Between your GoT and sipping your cold brew from a GoT styled horn, you’ve read about the Barbarian’s trek from The Roman Empire to France then Italy.  Today, we follow them into England where they would go forth and conquer.

An Invasion Turns to A Conquest

During the 3rd century, the Saxons would began raiding England as the collapse of the Roman Empire came, they turned to conquest. The 5th century would see the division of the Romano-Celts into separate kingdoms. Although they were separate kingdoms, they shared a leader and the Superbus tyrannus would emerge.

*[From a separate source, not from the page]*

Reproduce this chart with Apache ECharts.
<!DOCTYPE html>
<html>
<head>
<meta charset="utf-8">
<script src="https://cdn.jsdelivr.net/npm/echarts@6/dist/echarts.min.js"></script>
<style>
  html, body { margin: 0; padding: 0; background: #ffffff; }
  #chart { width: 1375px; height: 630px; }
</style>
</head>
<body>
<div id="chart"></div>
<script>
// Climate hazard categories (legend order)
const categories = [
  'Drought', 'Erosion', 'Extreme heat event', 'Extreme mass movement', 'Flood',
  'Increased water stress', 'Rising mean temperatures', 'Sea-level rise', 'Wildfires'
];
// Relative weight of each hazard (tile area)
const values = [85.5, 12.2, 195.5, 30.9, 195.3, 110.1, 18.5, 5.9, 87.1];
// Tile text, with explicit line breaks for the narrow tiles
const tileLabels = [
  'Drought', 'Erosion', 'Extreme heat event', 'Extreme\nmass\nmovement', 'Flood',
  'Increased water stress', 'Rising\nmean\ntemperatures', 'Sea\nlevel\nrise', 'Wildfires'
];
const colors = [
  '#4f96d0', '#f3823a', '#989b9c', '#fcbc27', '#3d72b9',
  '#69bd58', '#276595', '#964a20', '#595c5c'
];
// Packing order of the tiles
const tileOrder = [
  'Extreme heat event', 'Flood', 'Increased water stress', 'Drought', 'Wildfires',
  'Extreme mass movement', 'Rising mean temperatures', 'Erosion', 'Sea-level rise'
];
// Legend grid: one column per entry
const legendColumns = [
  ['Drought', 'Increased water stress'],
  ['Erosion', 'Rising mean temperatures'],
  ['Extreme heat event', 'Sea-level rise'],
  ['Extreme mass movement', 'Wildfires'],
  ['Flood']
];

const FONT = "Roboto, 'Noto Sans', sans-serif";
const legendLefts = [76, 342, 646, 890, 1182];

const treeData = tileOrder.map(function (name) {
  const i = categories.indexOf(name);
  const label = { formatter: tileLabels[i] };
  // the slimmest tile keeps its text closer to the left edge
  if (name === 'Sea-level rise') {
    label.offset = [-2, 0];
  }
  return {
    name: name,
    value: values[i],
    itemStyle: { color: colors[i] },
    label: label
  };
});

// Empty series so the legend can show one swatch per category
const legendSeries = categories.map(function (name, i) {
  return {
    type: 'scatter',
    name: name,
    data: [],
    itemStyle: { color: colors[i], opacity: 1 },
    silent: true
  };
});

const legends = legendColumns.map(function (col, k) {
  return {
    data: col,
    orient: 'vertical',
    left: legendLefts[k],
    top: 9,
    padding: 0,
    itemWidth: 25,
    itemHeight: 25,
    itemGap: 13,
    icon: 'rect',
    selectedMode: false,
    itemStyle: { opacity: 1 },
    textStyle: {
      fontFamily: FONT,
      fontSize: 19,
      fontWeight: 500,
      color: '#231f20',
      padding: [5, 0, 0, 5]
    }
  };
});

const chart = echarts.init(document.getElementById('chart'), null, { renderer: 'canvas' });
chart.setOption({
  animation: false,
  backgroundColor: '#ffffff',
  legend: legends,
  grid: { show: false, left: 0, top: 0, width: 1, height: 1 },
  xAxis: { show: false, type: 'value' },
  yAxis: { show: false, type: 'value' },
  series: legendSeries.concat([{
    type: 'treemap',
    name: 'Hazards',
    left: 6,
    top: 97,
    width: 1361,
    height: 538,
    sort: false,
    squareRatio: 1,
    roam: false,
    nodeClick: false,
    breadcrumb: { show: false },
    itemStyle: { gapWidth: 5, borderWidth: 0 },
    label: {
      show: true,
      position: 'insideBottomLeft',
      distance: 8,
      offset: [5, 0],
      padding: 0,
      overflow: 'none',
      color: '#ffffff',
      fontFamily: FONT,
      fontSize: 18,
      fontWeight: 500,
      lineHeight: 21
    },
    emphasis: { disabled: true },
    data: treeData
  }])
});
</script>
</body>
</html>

The Germanic people were being hired at that time, even earlier, as mercenaries. Tradition would led us to believe that Jutes was brought by the Superbus tyrannus brought to protect his realm from Scots and the Picts (from Northern Ireland and Scotland). He would go on to install the Hengist, a Jutish leader, as king of Kent and in exchange the Jutes were expected to provide protection of Britain.

A Fall Out And A Battle

Yet the Jutes and the Romano-Celts had a falling out and a battle was fought with the Jutes as the decisive winner. With the victory theirs, the Celts were not able to extricate the Jutes. The in 477, the Saxons would land in Sussex and while the Celts battled them for 15 years, the Saxons would conquer all of Sussex.

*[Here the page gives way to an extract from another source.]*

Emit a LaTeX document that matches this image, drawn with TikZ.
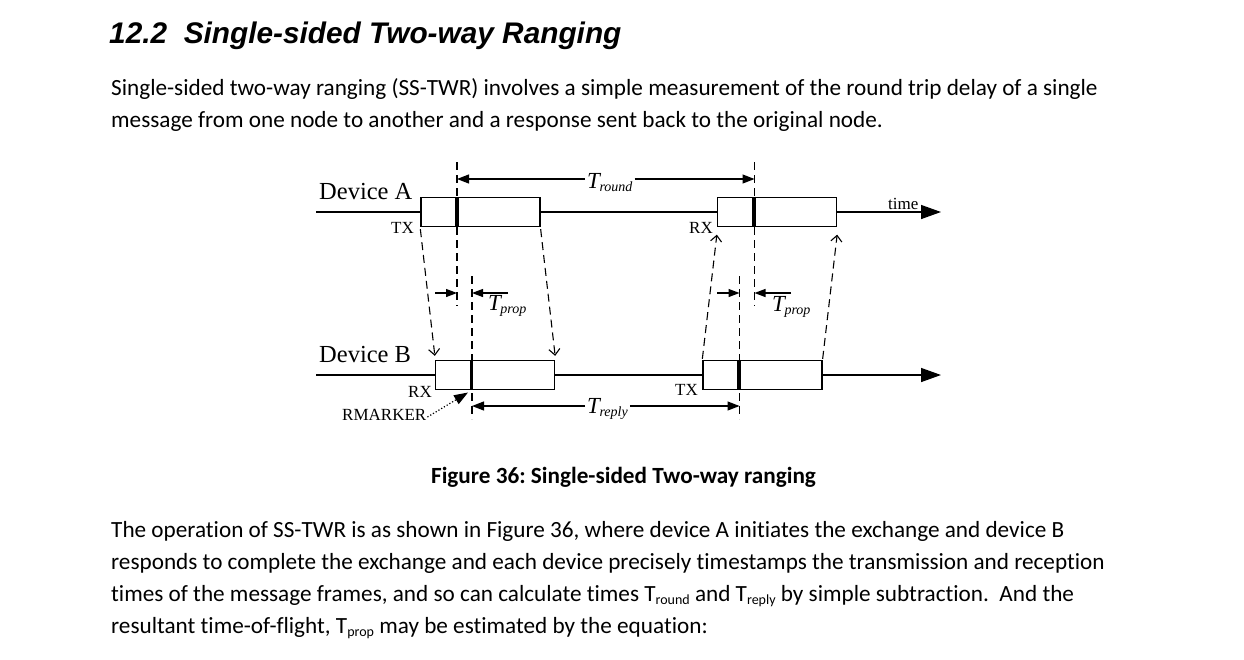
\documentclass[tikz,border=0pt]{standalone}
\usepackage{fontspec}
\setmainfont{Carlito}[Ligatures=NoCommon]
\newfontfamily\headfont{Liberation Sans}
\newfontfamily\figfont{Liberation Serif}
\usetikzlibrary{arrows.meta}
\frenchspacing

% italic T with a small italic subscript, as used for the time spans
\newcommand{\tspan}[1]{{\itshape\fontsize{23}{23}\selectfont T\kern-0.5pt\raisebox{-3.5pt}{\fontsize{14}{14}\selectfont #1}}}
% small lowered subscript for the running text
\newcommand{\bsub}[1]{\raisebox{-3.5pt}{\fontsize{14}{14}\selectfont #1}}

\begin{document}
\begin{tikzpicture}[x=1pt,y=-1pt,
  body/.style={anchor=base west, inner sep=0pt, font=\fontsize{23.2}{26}\selectfont},
  axis/.style={line width=1.4pt},
  frame/.style={draw, line width=1.3pt, fill=white, minimum width=119pt, minimum height=29pt, inner sep=0pt},
  marker/.style={line width=3.5pt},
  guide/.style={dash pattern=on 8pt off 5pt, line width=1.1pt},
  signal/.style={guide, -{Straight Barb[length=6pt,width=11pt,line width=1.1pt]}},
  span/.style={line width=1.2pt, -{Triangle[length=12pt,width=9pt]}},
  spansmall/.style={line width=1.2pt, -{Triangle[length=11pt,width=8pt]}},
  timeline/.style={axis, -{Triangle[length=20pt,width=14pt]}},
  lab/.style={inner sep=0pt, font=\figfont\fontsize{17}{17}\selectfont},
  devlab/.style={inner sep=0pt, anchor=base west, font=\figfont\fontsize{24.5}{24.5}\selectfont},
  tlab/.style={inner sep=0pt, anchor=base west, font=\figfont}
]
\fill[white] (0,0) rectangle (1244,659);
\useasboundingbox (0,0) rectangle (1244,659);

% ---- heading and text above the figure ----
\node[anchor=base west, inner sep=0pt, font=\headfont\bfseries\itshape\fontsize{29.8}{30}\selectfont]
  (head) at (109,43) {12.2\hspace{0.556em}Single-sided Two-way Ranging};
\node[body] (p1) at (111,95) {Single-sided two-way ranging (SS-TWR) involves a simple measurement of the round trip delay of a single};
\node[body] (p2) at (111,127) {message from one node to another and a response sent back to the original node.};

% ---- time lines of the two devices ----
\coordinate (aS) at (316,212);
\coordinate (aE) at (941,212);
\coordinate (bS) at (316,375);
\coordinate (bE) at (941,375);

\node[frame] (a1) at (480.5,212) {};
\node[frame] (a2) at (777,212) {};
\node[frame] (b1) at (495,375) {};
\node[frame] (b2) at (762.5,375) {};

\draw[axis] (aS) -- (a1.west);
\draw[axis] (a1.east) -- (a2.west);
\draw[timeline] (a2.east) -- (aE);
\draw[axis] (bS) -- (b1.west);
\draw[axis] (b1.east) -- (b2.west);
\draw[timeline] (b2.east) -- (bE);

% RMARKER positions inside each frame
\draw[marker] ([xshift=36.5pt]a1.north west) -- ([xshift=36.5pt]a1.south west);
\draw[marker] ([xshift=37pt]a2.north west) -- ([xshift=37pt]a2.south west);
\draw[marker] ([xshift=36.5pt]b1.north west) -- ([xshift=36.5pt]b1.south west);
\draw[marker] ([xshift=36.5pt]b2.north west) -- ([xshift=36.5pt]b2.south west);

% vertical reference lines through the markers
\draw[guide] (457,162) -- (457,306);
\draw[guide] (754.5,162) -- (754.5,306);
\draw[guide] (472,276) -- (472,419);
\draw[guide] (739.5,276) -- (739.5,419);

% frames travelling between the devices
\draw[signal] ([yshift=-2pt]a1.south west) -- ([yshift=4pt]b1.north west);
\draw[signal] ([yshift=-2pt]a1.south east) -- ([yshift=4pt]b1.north east);
\draw[signal] ([yshift=1pt]b2.north west) -- ([yshift=-7.5pt]a2.south west);
\draw[signal] ([yshift=1pt]b2.north east) -- ([yshift=-7.5pt]a2.south east);

% labels
\node[devlab] (devA) at (319,199) {Device A};
\node[devlab] (devB) at (319,362) {Device B};
\node[lab, anchor=base east] (txA) at (414,233) {TX};
\node[lab, anchor=base east] (rxA) at (713,233) {RX};
\node[lab, anchor=base west] (time) at (888,209) {time};
\node[lab, anchor=base east] (rxB) at (432,397) {RX};
\node[lab, anchor=base east] (txB) at (698,395) {TX};
\node[lab, anchor=base west] (rm) at (342,420) {RMARKER};
\coordinate (rmtip) at (468,392.5);
\draw[dotted, line width=1.2pt, -{Triangle[length=14pt,width=10pt]}] ([xshift=1pt,yshift=3pt]rm.base east) -- (rmtip);

% T_round
\node[tlab] (tround) at (587,188) {\tspan{round}};
\coordinate (r0) at (457,179);
\coordinate (r1) at (754.5,179);
\draw[span] ([xshift=-2pt]tround.west |- r0) -- (r0);
\draw[span] ([xshift=2pt]tround.east |- r1) -- (r1);

% T_prop on both sides
\node[tlab] (tpropA) at (488,310) {\tspan{prop}};
\draw[spansmall] (435,293) -- (457,293);
\draw[spansmall] (508,293) -- (472,293);
\node[tlab] (tpropB) at (772,311) {\tspan{prop}};
\draw[spansmall] (717,293) -- (739.5,293);
\draw[spansmall] (791,293) -- (754.5,293);

% T_reply
\node[tlab] (treply) at (587,413) {\tspan{reply}};
\coordinate (y0) at (472,406);
\coordinate (y1) at (739.5,406);
\draw[span] ([xshift=-2pt]treply.west |- y0) -- (y0);
\draw[span] ([xshift=2pt]treply.east |- y1) -- (y1);

% ---- caption and text below the figure ----
\node[anchor=base, inner sep=0pt, font=\bfseries\fontsize{23.2}{26}\selectfont] (cap) at (623.5,483) {Figure 36: Single-sided Two-way ranging};
\node[body] (q1) at (111,537) {The operation of SS-TWR is as shown in Figure 36, where device A initiates the exchange and device B};
\node[body] (q2) at (111,569) {responds to complete the exchange and each device precisely timestamps the transmission and reception};
\node[body] (q3) at (111,601) {times of the message frames, and so can calculate times T\bsub{round} and T\bsub{reply} by simple subtraction.\hspace{0.23em} And the};
\node[body] (q4) at (111,633) {resultant time-of-flight, T\bsub{prop} may be estimated by the equation:};
\end{tikzpicture}
\end{document}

Meanwhile the Jutes moved on to eastern Hampshire and the Isle of Wight while the Saxons moved on to western Hampshire and founded the kingdom of Wessex. Late in the 5th century, the Celts would see the rise of Arthur, a great leader. Arthur would win the battle of Mount Badon, crushing the Saxons around 500 AD, halting their further advancement for decades.

The Saxons Kept on Going

During the 6th century, in the meantime, the western Hampshire West Saxons annexed the Jutes of eastern Hampshire and continued on to take over the Isle of Wight as well. The West Saxon’s would have a great victory come 552 in nearby modern Salisbury where they captured Wiltshire. They would go on to capture Bath, Cirencester and Glouchester in 577 as well.

Other Saxons would invade Essex in the mid-6th century, also known as the kingdom of the East Saxons. There were the Angles people landed and gave East Anglia the name England, meaning Angle land. The Angles and Saxons would have full control of eastern England by the late 6th century and the Saxons would capture the west Midlands in 656.

Dorset would be captured by the Saxons in 664 and by the early 8th century, Devon and Somerset both were completely occupied by the Saxons. Pope Gregory the Great was ardent for the Anglo-Saxons to convert to Christianity and in 596 he sent Augustine and 40 men to Kent. By 597, Kent was converted.

In the 7th Century England was divided into different kingdoms but Christianity gradually spread across them and by the end of the 7th century all of England was at least nominally Christian.